Along the more academic side, I learned quite a bit at a think tank workshop through the Leadership Institute the night after I flew back here and went to work. Although exhausted, it was a substantial learning opportunity as we were exposed to accomplished scholars who work or have worked in think tanks. I gained a greater understanding of the difference between 501c3’s and 501c4’s. Think tanks are 501c3’s, and their primary role is to research and educate others, such as working on huge theses, shorter abstracts, or pamphlets, for the use of Congress or the White House.

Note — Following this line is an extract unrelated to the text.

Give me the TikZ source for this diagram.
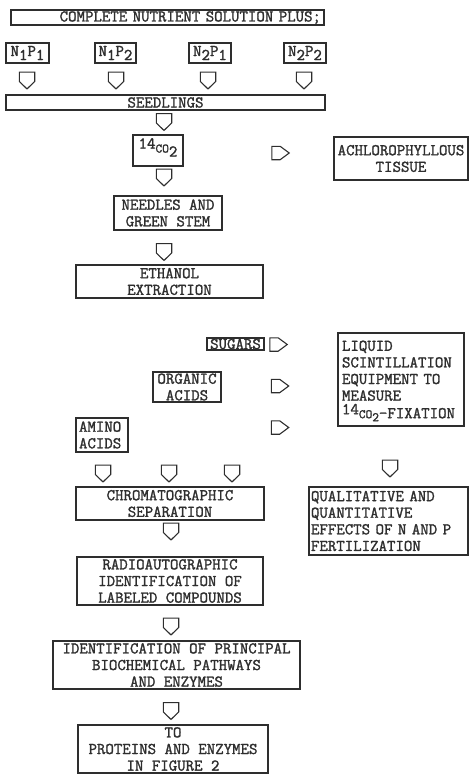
\documentclass[tikz,border=0pt]{standalone}
\usepackage{fontspec}
\newfontfamily\typefont{Latin Modern Mono}[FakeBold=1.6]
\colorlet{myink}{black!82}
\newcommand{\LowDigit}[1]{\raisebox{-4pt}{#1}}
\newcommand{\HighDigit}[1]{\raisebox{4pt}[0pt][0pt]{#1}}
\newcommand{\LowSmall}[1]{\raisebox{-3pt}[0pt][0pt]{\fontsize{13}{13}\selectfont #1}}

\begin{document}
\begin{tikzpicture}[x=1pt,y=-1pt]
\useasboundingbox (0,0) rectangle (471,774);
\tikzset{BoxStyle/.style={draw=myink, line width=1.1pt, inner sep=0pt, text=myink,
  font=\fontsize{16.4}{16.6}\typefont, align=center}}
\tikzset{DownStyle/.style={inner sep=0pt, minimum width=15pt, minimum height=16.5pt,
  append after command={\pgfextra{\draw[myink, line width=1.1pt]
    (\tikzlastnode.north west) -- (\tikzlastnode.north east)
    -- ([yshift=7.5pt]\tikzlastnode.south east) -- (\tikzlastnode.south)
    -- ([yshift=7.5pt]\tikzlastnode.south west) -- cycle;}}}}
\tikzset{RightStyle/.style={inner sep=0pt, minimum width=17pt, minimum height=13pt,
  append after command={\pgfextra{\draw[myink, line width=1.1pt]
    (\tikzlastnode.north west) -- ([xshift=-9pt]\tikzlastnode.north east)
    -- (\tikzlastnode.east) -- ([xshift=-9pt]\tikzlastnode.south east)
    -- (\tikzlastnode.south west) -- cycle;}}}}
% treatments
\node[BoxStyle, text width=307pt, inner xsep=3pt, align=right, minimum height=15pt] (plus) at (167.5,17.5) {COMPLETE NUTRIENT SOLUTION PLUS;};
\node[BoxStyle, minimum width=43pt, minimum height=20pt] (n1p1) at (27.5,53) {N\LowDigit{1}P\LowDigit{1}};
\node[BoxStyle, minimum width=41pt, minimum height=20pt] (n1p2) at (115.5,53) {N\LowDigit{1}P\LowDigit{2}};
\node[BoxStyle, minimum width=42pt, minimum height=20pt] (n2p1) at (210,53) {N\LowDigit{2}P\LowDigit{1}};
\node[BoxStyle, minimum width=42pt, minimum height=20pt] (n2p2) at (305,53) {N\LowDigit{2}P\LowDigit{2}};
\node[DownStyle] (d1) at (27,80.5) {};
\node[DownStyle] (d2) at (116,80.5) {};
\node[DownStyle] (d3) at (208,80.5) {};
\node[DownStyle] (d4) at (304,80.5) {};
\node[BoxStyle, minimum width=319pt, minimum height=15pt] (seed) at (165.5,102.5) {SEEDLINGS};
\node[DownStyle] (d5) at (164,122) {};
% labelling
\node[BoxStyle, minimum width=50pt, minimum height=31pt] (co2) at (158,150.5) {\HighDigit{14}{\fontsize{13}{13}\selectfont CO}\LowDigit{2}};
\node[RightStyle] (r1) at (280.5,153) {};
\node[BoxStyle, minimum width=134pt, minimum height=43pt] (achl) at (401,158.5) {ACHLOROPHYLLOUS\\TISSUE};
\node[DownStyle] (d6) at (164,177.5) {};
\node[BoxStyle, minimum width=108pt, minimum height=34pt] (needle) at (168,213) {NEEDLES AND\\GREEN STEM};
\node[DownStyle] (d7) at (164,252) {};
\node[BoxStyle, minimum width=187pt, minimum height=33pt] (ethanol) at (169.5,281.5) {ETHANOL\\EXTRACTION};
% fractions
\node[BoxStyle, minimum width=57pt, minimum height=12pt] (sugar) at (235.5,344) {SUGARS};
\node[RightStyle] (r2) at (278.5,344.5) {};
\node[BoxStyle, text width=118pt, inner xsep=4pt, align=left, minimum height=93pt] (liquid) at (401,379.5)
  {LIQUID\\SCINTILLATION\\EQUIPMENT TO\\MEASURE\\[1pt]\HighDigit{14}{\fontsize{13}{13}\selectfont CO}\LowSmall{2}-FIXATION};
\node[BoxStyle, minimum width=68pt, minimum height=30pt] (organic) at (187,387) {ORGANIC\\ACIDS};
\node[RightStyle] (r3) at (280,386) {};
\node[RightStyle] (r4) at (280,427.5) {};
\node[BoxStyle, text width=46pt, inner xsep=3pt, align=left, minimum height=34pt] (amino) at (102,435) {AMINO\\ACIDS};
\node[DownStyle] (d8) at (103,473.5) {};
\node[DownStyle] (d9) at (169,473.5) {};
\node[DownStyle] (d10) at (232,473.5) {};
\node[DownStyle] (d11) at (390,468.5) {};
\node[BoxStyle, minimum width=188pt, minimum height=33pt] (chrom) at (170,503.5) {CHROMATOGRAPHIC\\SEPARATION};
\node[BoxStyle, text width=155pt, inner xsep=2pt, align=left, minimum height=68pt] (qual) at (388.5,521)
  {QUALITATIVE AND\\QUANTITATIVE\\EFFECTS OF N AND P\\FERTILIZATION};
% identification
\node[DownStyle] (d12) at (171,531.5) {};
\node[BoxStyle, minimum width=186pt, minimum height=48pt] (radio) at (170,581) {RADIOAUTOGRAPHIC\\IDENTIFICATION OF\\LABELED COMPOUNDS};
\node[DownStyle] (d13) at (171,626.5) {};
\node[BoxStyle, minimum width=247pt, minimum height=48pt] (ident) at (176.5,665) {IDENTIFICATION OF PRINCIPAL\\BIOCHEMICAL PATHWAYS\\AND ENZYMES};
\node[DownStyle] (d14) at (171,711) {};
\node[BoxStyle, minimum width=190pt, minimum height=48pt] (prot) at (173,749) {TO\\PROTEINS AND ENZYMES\\IN FIGURE 2};
\end{tikzpicture}
\end{document}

On the other hand, 501c4’s are the lobbying firms that are allowed to influence legislators to work on a certain issue and Political Action Committees (PACs) can fund different campaigning efforts. The following day I skipped the rugby practice thinking, “how often would I be able to go to a Congressional Baseball Game with a reception beforehand?” As one of my fellow interns got some of us connections into the National Republican Club of Capitol Hill, it was interesting to witness richer people “tailgate” if you will before the baseball game. Even there, no matter where you were sitting in the crowd or who you politically affiliated yourself with, it was the most patriotic game I had ever been to.
I think I am also learning the meaning behind “work hard, play hard.” After being worn out Friday, Saturday morning I woke up early to catch a ride in order to make it to an all-day rugby tournament nearby. It was a lot of fun, and as there were three different teams competing, my team did well and went on to the semi-finals, and our most competitive team did very well. This was another learning experience as I had never been at a tournament with both guys and girls at, and it was my first time competing in 7’s versus the college 15’s. Later that night, I met up with my Capital Scholar roommates to see the stunning Jefferson, Martin Luther King, Jr., and Franklin D. Roosevelt Memorials at night. They were all truly sights to see. Some of the weekend was also spent relaxing, doing errands, and talking to my boyfriend before he went on a sub cruise and didn’t have his phone or a way to contact while he’s on a sub for awhile. Lastly, while I had previously attended and had a fun experience, one of my Capital Scholars roommates got to enjoy St. Augustine’s, the Black Catholic Church, for the first time with myself and my other roommates.
As far as my internship work, I got put on some new assignments recently under a different department with the Policy team. While the work can be rather tedious looking through reports and putting my findings in spreadsheets, I realize it is helpful towards some pro-life work the Family Research Council is working on. Thus, I am learning to be flexible and versatile in the work I am doing for my internship as well, and am always ready to help out a department.